Recorded data –
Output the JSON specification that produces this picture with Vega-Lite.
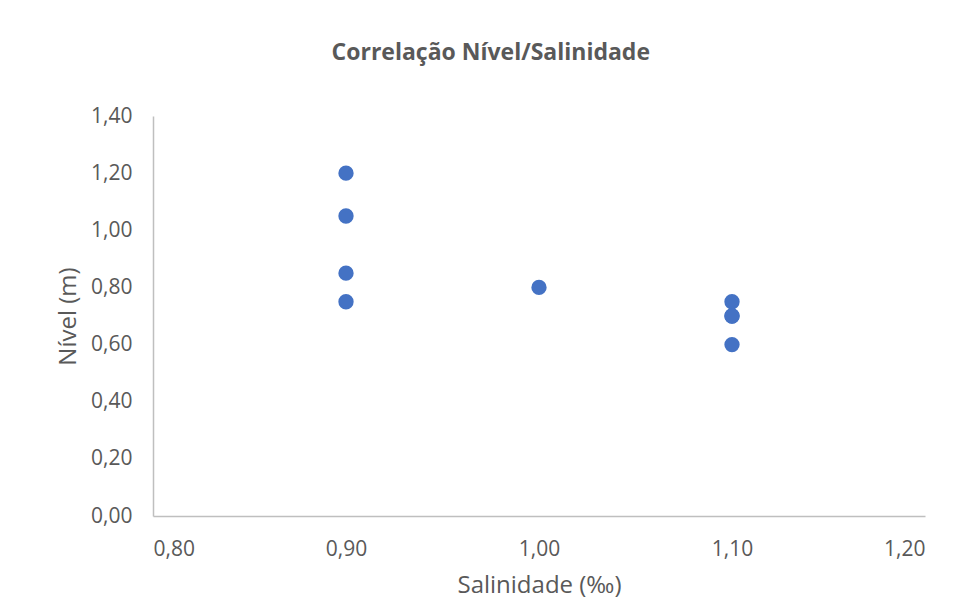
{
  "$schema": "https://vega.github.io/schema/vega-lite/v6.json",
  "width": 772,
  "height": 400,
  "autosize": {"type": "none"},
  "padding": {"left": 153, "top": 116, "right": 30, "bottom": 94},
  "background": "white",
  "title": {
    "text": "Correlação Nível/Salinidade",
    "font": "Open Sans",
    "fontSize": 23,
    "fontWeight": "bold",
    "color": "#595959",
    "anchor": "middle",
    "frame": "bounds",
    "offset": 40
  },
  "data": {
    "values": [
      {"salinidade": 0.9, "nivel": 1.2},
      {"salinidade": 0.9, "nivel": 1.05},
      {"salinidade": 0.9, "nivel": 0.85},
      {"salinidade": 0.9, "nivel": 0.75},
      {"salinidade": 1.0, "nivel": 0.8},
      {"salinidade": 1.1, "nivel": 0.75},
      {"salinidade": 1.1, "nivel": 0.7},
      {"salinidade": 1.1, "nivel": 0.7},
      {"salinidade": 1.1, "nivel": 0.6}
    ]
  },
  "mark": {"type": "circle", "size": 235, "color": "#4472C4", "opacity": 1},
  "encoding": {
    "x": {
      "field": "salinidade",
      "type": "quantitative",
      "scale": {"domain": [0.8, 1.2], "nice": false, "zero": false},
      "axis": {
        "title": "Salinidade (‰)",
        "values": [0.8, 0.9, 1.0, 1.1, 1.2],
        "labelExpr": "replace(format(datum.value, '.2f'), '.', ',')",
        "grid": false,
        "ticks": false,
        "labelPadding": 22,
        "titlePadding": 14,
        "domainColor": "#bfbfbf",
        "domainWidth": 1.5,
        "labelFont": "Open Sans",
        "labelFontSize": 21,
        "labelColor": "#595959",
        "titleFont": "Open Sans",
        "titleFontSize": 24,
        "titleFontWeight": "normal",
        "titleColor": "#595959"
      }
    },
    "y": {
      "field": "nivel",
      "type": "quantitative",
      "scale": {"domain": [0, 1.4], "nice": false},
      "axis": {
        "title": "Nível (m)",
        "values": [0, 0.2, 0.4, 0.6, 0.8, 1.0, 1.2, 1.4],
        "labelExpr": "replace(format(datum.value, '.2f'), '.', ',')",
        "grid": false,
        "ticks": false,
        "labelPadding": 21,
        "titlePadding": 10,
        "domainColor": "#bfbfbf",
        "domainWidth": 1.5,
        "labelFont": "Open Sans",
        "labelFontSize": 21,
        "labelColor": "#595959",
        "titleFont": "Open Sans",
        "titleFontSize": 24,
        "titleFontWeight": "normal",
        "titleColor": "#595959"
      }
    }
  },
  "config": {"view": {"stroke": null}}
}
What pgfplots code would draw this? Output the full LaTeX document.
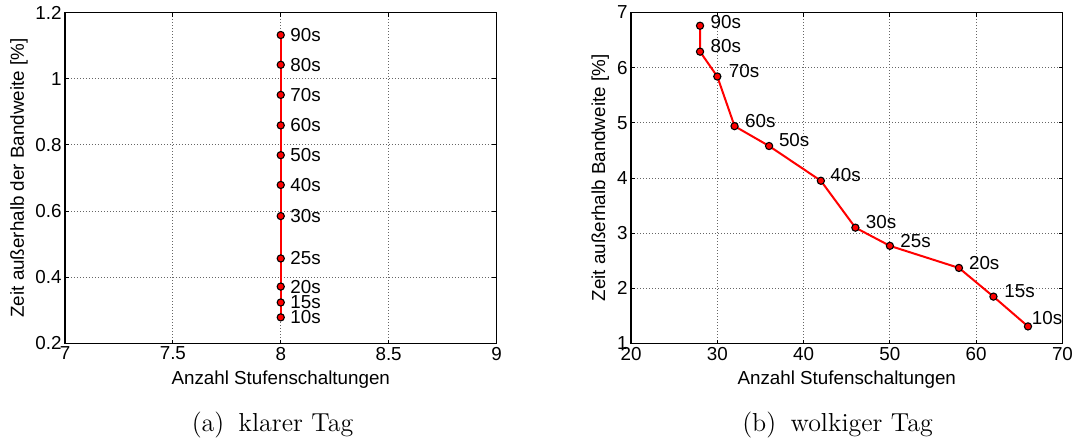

What is asked – Find how many lines hold the string "this", and state that number alone.

Written solution – 2